The concept of a DC microgrid has also driven innovation in lighting and similar products. For example, lighting ballasts are available that do not include a rectifier section to change AC to DC power. The ballasts allow the conversion of a building lighting system to DC, where DC circuits are driving the DC ballasts.
Standards for DC Power
Increasing the use of DC power to create energy efficiencies is still in its beginning stages. Basic power parameters for DC microgrid power distribution should be set at EMerge's 24-volt DC standard for occupied spaces and limited to Class 2 current, which is touch-safe at 100-volt amps. Distribution voltage in a building will be at a higher DC voltage, perhaps at the same 380-volt DC level used in data centers, and that will require a different standard, on which EMerge is currently working, along with a standard that allows fast direct charging of electric vehicles.
Although interest in DC power is growing, sources say that a lot of education still needs to be done. "People think this is a 100-year-old argument, so what new thing could there be," Savage says. "There is nothing that can't be done more efficiently. In the U.S., less than 1 percent of data centers are using the most advanced DC technology. There is a long way to go, not just in the U.S., but internationally.
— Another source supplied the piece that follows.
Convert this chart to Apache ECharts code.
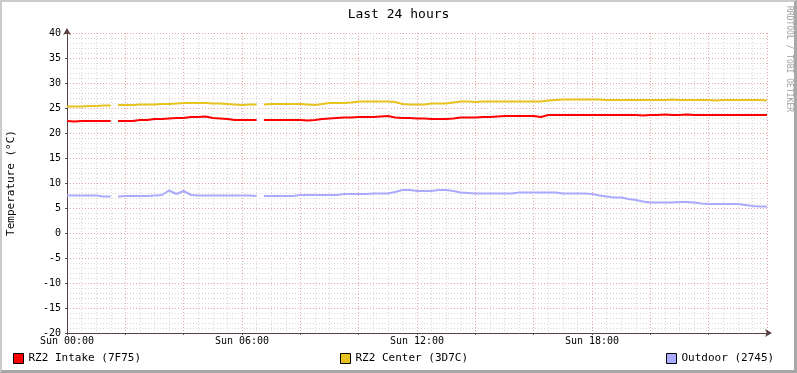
<!DOCTYPE html>
<html>
<head>
<meta charset="utf-8">
<script src="https://cdn.jsdelivr.net/npm/echarts@6/dist/echarts.min.js"></script>
<style>
html,body{margin:0;padding:0;background:#fff;}
#wrap{position:relative;width:797px;height:373px;}
#chart{width:797px;height:373px;}
#frame{position:absolute;left:0;top:0;width:797px;height:373px;box-sizing:border-box;
border-top:2px solid #cbcbcb;border-left:2px solid #cbcbcb;border-right:3px solid #a8a8a8;border-bottom:3px solid #a8a8a8;pointer-events:none;}
</style>
</head>
<body>
<div id="wrap"><div id="chart"></div><div id="frame"></div></div>
<script>
// sampling step of the series (minutes), starting Sun 00:00
const STEP_MIN = 15;
// times (hours) where the data has short gaps (unknown values)
const gapHours = [1.65, 6.6];
const seriesNames = ['RZ2 Intake (7F75)', 'RZ2 Center (3D7C)', 'Outdoor (2745)'];
const seriesColors = ['#ff0000', '#e8c21e', '#aaaaff'];
const xTickLabels = {0: 'Sun 00:00', 6: 'Sun 06:00', 12: 'Sun 12:00', 18: 'Sun 18:00'};

const intake = [
22.4,22.3,22.4,22.4,22.4,22.4,22.4,22.4,22.4,22.4,
22.6,22.6,22.8,22.8,22.9,23.0,23.0,23.2,23.2,23.3,
23.0,22.9,22.8,22.6,22.6,22.6,22.6,22.6,22.6,22.6,
22.6,22.6,22.6,22.5,22.6,22.8,22.9,23.0,23.1,23.1,
23.2,23.2,23.2,23.3,23.4,23.1,23.0,23.0,22.9,22.9,
22.8,22.8,22.8,22.9,23.1,23.1,23.1,23.2,23.2,23.3,
23.4,23.4,23.4,23.4,23.4,23.2,23.6,23.6,23.6,23.6,
23.6,23.6,23.6,23.6,23.6,23.6,23.6,23.6,23.6,23.5,
23.6,23.6,23.7,23.6,23.6,23.7,23.6,23.6,23.6,23.6,
23.6,23.6,23.6,23.6,23.6,23.6,23.6
];
const center = [
25.3,25.3,25.3,25.4,25.4,25.5,25.5,25.6,25.6,25.6,
25.7,25.7,25.7,25.8,25.8,25.9,26.0,26.0,26.0,26.0,
25.9,25.9,25.8,25.7,25.6,25.7,25.7,25.7,25.8,25.8,
25.8,25.8,25.8,25.7,25.6,25.8,26.0,26.0,26.0,26.1,
26.3,26.3,26.3,26.3,26.3,26.2,25.8,25.7,25.7,25.7,
25.9,25.9,25.9,26.1,26.3,26.3,26.2,26.3,26.3,26.3,
26.3,26.3,26.3,26.3,26.3,26.3,26.5,26.6,26.7,26.7,
26.7,26.7,26.7,26.7,26.6,26.6,26.6,26.6,26.6,26.6,
26.6,26.6,26.6,26.7,26.6,26.6,26.6,26.6,26.6,26.5,
26.6,26.6,26.6,26.6,26.6,26.6,26.5
];
const outdoor = [
7.5,7.5,7.5,7.5,7.5,7.3,7.3,7.3,7.4,7.4,
7.4,7.4,7.5,7.6,8.5,7.8,8.4,7.6,7.5,7.5,
7.5,7.5,7.5,7.5,7.5,7.5,7.4,7.4,7.4,7.4,
7.4,7.4,7.6,7.6,7.6,7.6,7.6,7.6,7.8,7.8,
7.8,7.8,7.9,7.9,7.9,8.2,8.6,8.6,8.4,8.4,
8.4,8.6,8.6,8.4,8.1,8.0,7.9,7.9,7.9,7.9,
7.9,7.9,8.1,8.1,8.1,8.1,8.1,8.1,7.9,7.9,
7.9,7.9,7.8,7.5,7.3,7.1,7.1,6.8,6.6,6.3,
6.1,6.1,6.1,6.1,6.2,6.2,6.1,5.9,5.8,5.8,
5.8,5.8,5.8,5.6,5.4,5.3,5.3
];
const seriesValues = [intake, center, outdoor];

const FONT = 'DejaVu Sans Mono';
function toPairs(vals){
  const pts = vals.map((v,i)=>[i*STEP_MIN/60, v]);
  gapHours.forEach(g=>pts.push([g, null]));
  pts.sort((a,b)=>a[0]-b[0]);
  return pts;
}

const chart = echarts.init(document.getElementById('chart'), null, {renderer:'canvas'});
const legendLefts = [13, 340, 666];
chart.setOption({
  animation:false,
  backgroundColor:'#ffffff',
  title:{text:'Last 24 hours', left:'center', top:3,
    textStyle:{fontFamily:FONT, fontSize:13, fontWeight:'normal', color:'#000'}},
  grid:{left:67, right:30, top:33, bottom:40, containLabel:false, outerBoundsMode:'none'},
  legend: seriesNames.map((n,i)=>({
    data:[n], left:legendLefts[i], top:353, icon:'rect', itemWidth:10, itemHeight:10,
    itemGap:5, padding:0,
    itemStyle:{borderColor:'#000', borderWidth:1},
    textStyle:{fontFamily:FONT, fontSize:11, color:'#000', padding:[0,0,0,0]},
    selectedMode:false
  })),
  xAxis:{type:'value', min:0, max:24, interval:2,
    axisLine:{show:true, onZero:false, symbol:['none','arrow'], symbolSize:[6,7], symbolOffset:[0,5],
      lineStyle:{color:'#5a4040', width:1}},
    axisTick:{show:true, length:2, inside:false, lineStyle:{color:'#555'}},
    minorTick:{show:false, splitNumber:4},
    axisLabel:{margin:3, fontFamily:FONT, fontSize:10, color:'#000',
      formatter:(v)=> xTickLabels[v] !== undefined ? xTickLabels[v] : ''},
    splitLine:{show:true, lineStyle:{color:'#e6a6a6', type:[1,2], width:1}},
    minorSplitLine:{show:true, lineStyle:{color:'#d6d6d6', type:[1,2], width:1}}
  },
  yAxis:{type:'value', min:-20, max:40, interval:5,
    name:'Temperature (°C)', nameLocation:'middle', nameGap:50, nameMoveOverlap:false,
    nameTextStyle:{fontFamily:FONT, fontSize:11, color:'#000'},
    axisLine:{show:true, onZero:false, symbol:['none','arrow'], symbolSize:[6,7], symbolOffset:[0,5],
      lineStyle:{color:'#5a4040', width:1}},
    axisTick:{show:true, length:2, lineStyle:{color:'#555'}},
    minorTick:{show:false, splitNumber:5},
    axisLabel:{margin:6, fontFamily:FONT, fontSize:10, color:'#000'},
    splitLine:{show:true, lineStyle:{color:'#e6a6a6', type:[1,2], width:1}},
    minorSplitLine:{show:true, lineStyle:{color:'#d6d6d6', type:[1,2], width:1}}
  },
  series: seriesNames.map((n,i)=>({
    name:n, type:'line', data:toPairs(seriesValues[i]), showSymbol:false, symbol:'none',
    connectNulls:false, color:seriesColors[i],
    lineStyle:{color:seriesColors[i], width:2}, z:3
  })),
  graphic:[{type:'text', x:789, y:6, rotation:-Math.PI/2,
    style:{text:'RRDTOOL / TOBI OETIKER', font:'8px "DejaVu Sans Mono"', fill:'#a0a0a0',
      textAlign:'left', textVerticalAlign:'middle'}}]
});
</script>
</body>
</html>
EMerge has a road map that includes promoting DC standards around the world, and we've had multinational corporations as part of the conversation for several years. We do intend to create a global standard."
About the EMerge Alliance
The mission of the EMerge Alliance is to develop standards to spur the use of DC power distribution in commercial buildings. The first EMerge Alliance standard — an open power distribution platform for the use of safe low voltage DC power in commercial interiors — was approved in October 2009. The Alliance has established a third-party registration and evaluation program for labeling products based on its first completed standard, and registered products are available today. The Alliance is working with the California Lighting Technology Center to evaluate product compliance with the standard.
The Alliance has grown from five members when it was founded in 2008 to 75 members that represent industry, government and academic stakeholder interests. The focus of the Alliance has expanded from the "occupied space" of commercial buildings and now includes data and telecom centers and hybrid and electric vehicles. They will eventually have standards that cover all building services and outdoor uses of power as well. Currently there are dozens of data centers running on a proprietary version of a DC power topology, and several new ones running on draft versions of the EMerge standard. The Alliance has also set up more than a dozen interior beta sites, some of which have been running for almost three years.